2023年1月29日日曜日

小景異情 3

 この詩は、地方出身者が一時「みやこ」に上京し、今現在「ふるさと」に帰ったときに詠ったものだと考えるのが整合的だ。


 もう一つ、「異土」にいる可能性は?

 地方出身者が一度「みやこ」に出て、そこで「うらぶれて」、「みやこ」落ちして「異土」で「乞食」をしている時に詠んだ詩とは考えられないか?

 「ふるさと」には帰りたいが、やはり帰るべきではないと考え、もう一度「みやこ」に戻ろうと決意する…。

 これなら状況的にはありうる、とは言える。

 だがこれも、徒に複雑な解釈を読者に期待しすぎている。
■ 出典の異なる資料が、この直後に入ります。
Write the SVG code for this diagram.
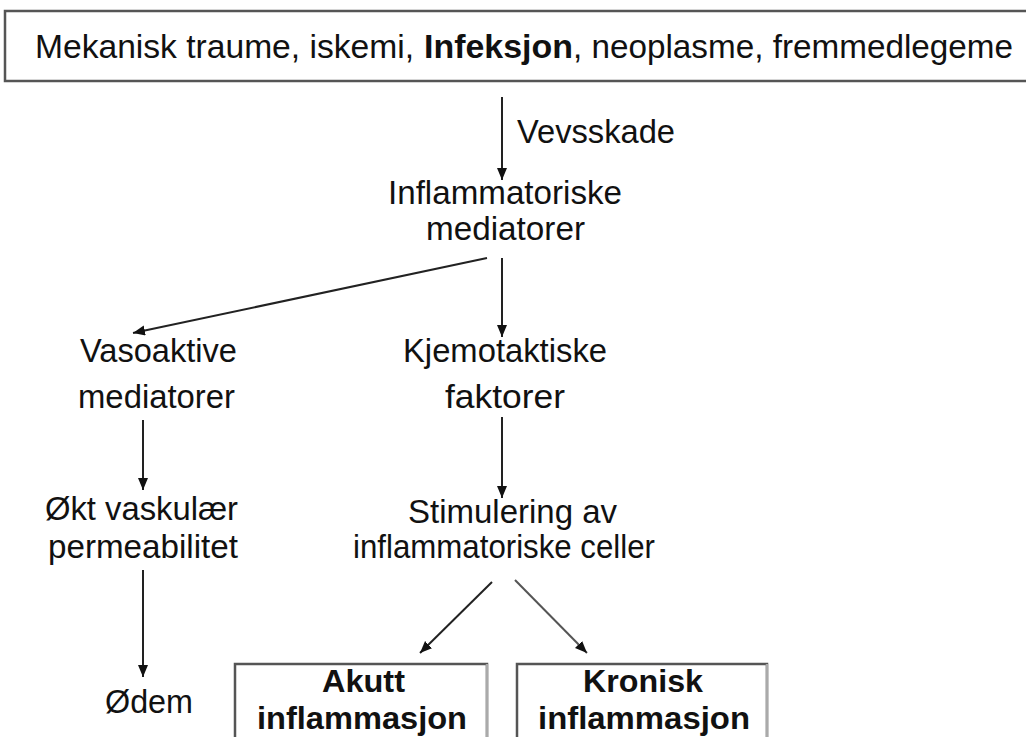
<svg xmlns="http://www.w3.org/2000/svg" width="1026" height="737" viewBox="0 0 1026 737">
<style>
.t{font-family:"Liberation Sans",Arial,sans-serif;font-size:33px;fill:#111}
.b{font-weight:bold}
.bx{font-size:32px}
.box{fill:#fff;stroke:#555;stroke-width:2.5}
.rb{stroke:#aaa;stroke-width:2.5}
.c line{stroke:#222;stroke-width:2}
</style>
<defs>
<marker id="ah" markerUnits="userSpaceOnUse" markerWidth="13" markerHeight="11" refX="12" refY="5" orient="auto">
<path d="M0,0 L12,5 L0,10 z" fill="#111"/>
</marker>
</defs>
<rect width="1026" height="737" fill="#fff"/>
<g id="causes">
<rect class="box" x="5" y="11" width="1030" height="70"/>
<text class="t" x="35" y="58" textLength="379" lengthAdjust="spacingAndGlyphs">Mekanisk traume, iskemi,</text>
<text class="t b" x="424" y="58" textLength="149" lengthAdjust="spacingAndGlyphs">Infeksjon</text>
<text class="t" x="573" y="58" textLength="440" lengthAdjust="spacingAndGlyphs">, neoplasme, fremmedlegeme</text>
</g>
<g id="label-vevsskade"><text class="t" x="517" y="143" textLength="158" lengthAdjust="spacingAndGlyphs">Vevsskade</text></g>
<g id="inflammatoriske-mediatorer">
<text class="t" x="388" y="204" textLength="234" lengthAdjust="spacingAndGlyphs">Inflammatoriske</text>
<text class="t" x="426" y="240" textLength="159" lengthAdjust="spacingAndGlyphs">mediatorer</text>
</g>
<g id="vasoaktive">
<text class="t" x="80" y="362" textLength="157" lengthAdjust="spacingAndGlyphs">Vasoaktive</text>
<text class="t" x="78" y="408" textLength="157" lengthAdjust="spacingAndGlyphs">mediatorer</text>
</g>
<g id="kjemotaktiske">
<text class="t" x="403" y="362" textLength="204" lengthAdjust="spacingAndGlyphs">Kjemotaktiske</text>
<text class="t" x="445" y="408" textLength="120" lengthAdjust="spacingAndGlyphs">faktorer</text>
</g>
<g id="permeabilitet">
<text class="t" x="45" y="520" textLength="193" lengthAdjust="spacingAndGlyphs">Økt vaskulær</text>
<text class="t" x="48" y="558" textLength="190" lengthAdjust="spacingAndGlyphs">permeabilitet</text>
</g>
<g id="odem"><text class="t" x="105" y="713" textLength="88" lengthAdjust="spacingAndGlyphs">Ødem</text></g>
<g id="stimulering">
<text class="t" x="408" y="523" textLength="209" lengthAdjust="spacingAndGlyphs">Stimulering av</text>
<text class="t" x="353" y="558" textLength="302" lengthAdjust="spacingAndGlyphs">inflammatoriske celler</text>
</g>
<g id="akutt">
<rect class="box" x="235" y="664" width="252" height="90"/>
<line class="rb" x1="487" y1="664" x2="487" y2="737"/>
<text class="t b bx" x="322" y="692" textLength="83" lengthAdjust="spacingAndGlyphs">Akutt</text>
<text class="t b bx" x="257" y="729" textLength="210" lengthAdjust="spacingAndGlyphs">inflammasjon</text>
</g>
<g id="kronisk">
<rect class="box" x="517" y="664" width="250" height="90"/>
<line class="rb" x1="767" y1="664" x2="767" y2="737"/>
<text class="t b bx" x="583" y="692" textLength="120" lengthAdjust="spacingAndGlyphs">Kronisk</text>
<text class="t b bx" x="538" y="729" textLength="212" lengthAdjust="spacingAndGlyphs">inflammasjon</text>
</g>
<g id="connectors" class="c">
<line x1="502" y1="97" x2="502" y2="180" marker-end="url(#ah)"/>
<line x1="487" y1="258" x2="133" y2="333" marker-end="url(#ah)"/>
<line x1="502" y1="258" x2="502" y2="337" marker-end="url(#ah)"/>
<line x1="143" y1="420" x2="143" y2="490" marker-end="url(#ah)"/>
<line x1="143" y1="570" x2="143" y2="677" marker-end="url(#ah)"/>
<line x1="502" y1="417" x2="502" y2="498" marker-end="url(#ah)"/>
<line x1="492" y1="582" x2="420" y2="653" marker-end="url(#ah)"/>
<line x1="515" y1="580" x2="587" y2="653" marker-end="url(#ah)" style="stroke:#555"/>
</g>
</svg>
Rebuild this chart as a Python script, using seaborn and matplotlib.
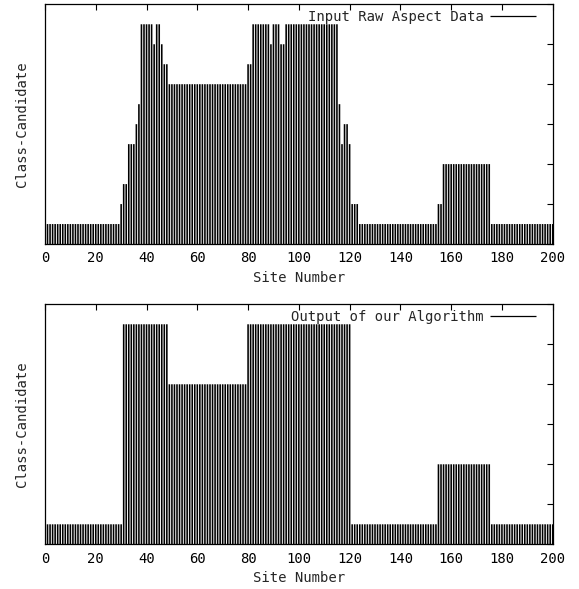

それに「遠きみやこ」の「遠い」という形容がなぜ必要なのかがわからない。秋田出身者が東京に出てきたが、うらぶれて岡山あたりに流れて「乞食」をやっていれば、東京はそこそこ「遠い」?

 これも、そんな特殊な状況を前提しなければならない解釈は妥当性が低いと見なすべきだ。

 「異土」は「ふるさと」からみた「よその土地」だから、「みやこ」も含んでも良いが、「みやこ」に限定しなくとも良い。「ふるさと」以外のどこか、だ。

 「異土の乞食となるとても」は、今「異土」にいるという意味ではなく、いるとしても=仮定なのだ。だから抽象的な「どこかよその土地」を意味すると考えていい。


 こうしてまずは整合的な状況設定を読み取って、ではどういう「思い」を詠っているのか、と考えるべきなのだ。


 まず、地方出身者が上京する。旅行くらいでは「ふるさと」とは言わないから、東京で一定期間生活していたはずだ。

 そして「ふるさと」に戻る。夢破れて故郷に戻るというのがありそうなケースだ。盆暮れの帰省くらいではこの詩の絶唱には釣り合わない。

 以下、最初の5行で述べられるのは「ふるさとが懐かしい」などという思いではない。「ふるさとは遠くで懐かしむべきものであって、決して帰ってはならない」と言っているのだ。どこかよその土地で乞食になったとしても、とまで言っている。

 「ひとり都のゆふぐれに/ふるさとおもひ涙ぐむ」はそのまま読むと「都」にいるように読めるが、続く詩行を読めば、そのような心を持って都に帰ろう、と言っているのだから、やはり「ふるさと」にいるのだ。そして本来ここは遠くで懐かしむべきものだ、といっているのだ。


 さてでは、ここで述べられているのはどのような思いか?

 故郷に対する愛憎半ばする複雑な思い、とでも言っておこう。

 当の故郷にいて、故郷とは遠くにいれば懐かしいのに、帰ってはならないところだと詠っているのだ。

 帰ってみると、懐かしかったはずの故郷では、家族親戚の冷たい(あるいはなま温かい)視線に居心地悪い思いを抱く。そういえばかつて故郷にいた頃には窮屈な村の慣習に嫌気が差していたことなど思い出す。それなのに都会に出てみるとそんなことを忘れて、愚かにもうっかり故郷を懐かしがってしまったりしたのだ。

 ここにあるのは普遍的な「幻滅」の感覚だと思う。幻は幻のままにしておいた方が良い。ふるさとは遠くで懐かしんでいるときこそが美しいのだ…。


 F組Oさんの班では、「ふるさと」に対する甘えを封印して、もう一度「みやこ」でがんばろうという決意を詠った詩だと読み取った。「みやこ」でがんばりながらなら、いくらでも「ふるさと」を懐かしんでいいが、実際に帰ってはだめだ、と自らを戒めている詩なのだ。

 これも、状況に整合的な解釈のひとつだ。


 「ふるさとは遠きありて思ふもの」と語る語り手が「みやこ」にいるものとして読むのと「ふるさと」にいるものとして読むのとでは、意味するものがまるで違う。「みやこ」に出てきた地方出身者が語っているのなら、単にふるさとを懐かしむ心情を述べているのだと読めるが、現に「ふるさと」に居る語り手が語るとしたら、こんなところに帰ってくるべきではなかったという悔恨を語っていることになる。

 テキストの読解とはこのように、テキスト内の情報を整合的に組み合わせることによってできあがる全体像=ゲシュタルトを捉えようとする思考である。